Grußwort von Bundesaußenminister Joschka Fischer zur 50-Jahr-Feier der Südosteuropa-Gesellschaft 2002
“Über ein halbes Jahrhundert hat die Südosteuropa-Gesellschaft es verstanden, politische und persönliche Brücken zu bauen zwischen Deutschland und seinen südosteuropäischen Nachbarn: Als Forum des Dialogs, als Impulsgeber für regionale Zusammenarbeit und als Ideengeber der deutschen Politik.
Nach dem Umbruch von 1989 hat das integrierte Europa den aufbrechenden Krisen und Konflikten dieser europäischen Nachbarregion allzulange distanziert gegenübergestanden. Heute ist die Europäische Union und mit ihr die Bundesrepublik Deutschland umfassend in der Region engagiert: politisch, wirtschaftlich, aber – wo notwendig – auch bei der militärischen Absicherung einer friedlichen und stabilen Entwicklung.
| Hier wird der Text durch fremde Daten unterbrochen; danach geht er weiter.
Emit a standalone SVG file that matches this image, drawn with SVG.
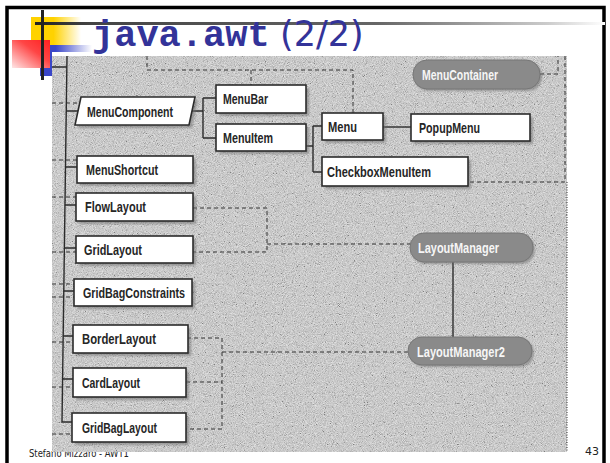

Vieles ist schon erreicht worden. Ein aggressiver Nationalismus hat heute nirgendwo in Europa mehr Platz. Die Herausforderungen in Südosteuropa bleiben dennoch enorm: Wie kann es gelingen, das Spannungsverhältnis von Nationalstaatsprinzip und Multiethnizität dauerhaft gewaltfrei aufzulösen? Welchen Schutz und welche Teilhaberechte sollen und müssen Minderheiten erhalten? Wie können die Länder der Region Anschluss finden an die ökonomische Modernisierung?
Europas Engagement in der Region braucht auch künftig einen langen Atem und einen breiten Ansatz, der regionale Kooperation und europäische Perspektive miteinander verbindet. Diese Kombination war und ist der Kern des Stabilitätspakts für Südosteuropa, sie ist ein entscheidender Baustein für eine gute Zukunft der Staaten und Völker der Region. Um eine solche Politik langfristig angelegter Präsenz und Zusammenarbeit zu gestalten, braucht man Verbündete.
Ich freue mich, in der Südosteuropa-Gesellschaft auch künftig einen solchen Verbündeten zu haben, der mit seinem großen Sachverstand und seinem beharrlichen Werben um Verständnis und Verständigung die deutsche und europäische Politik weiterhin begleiten wird.”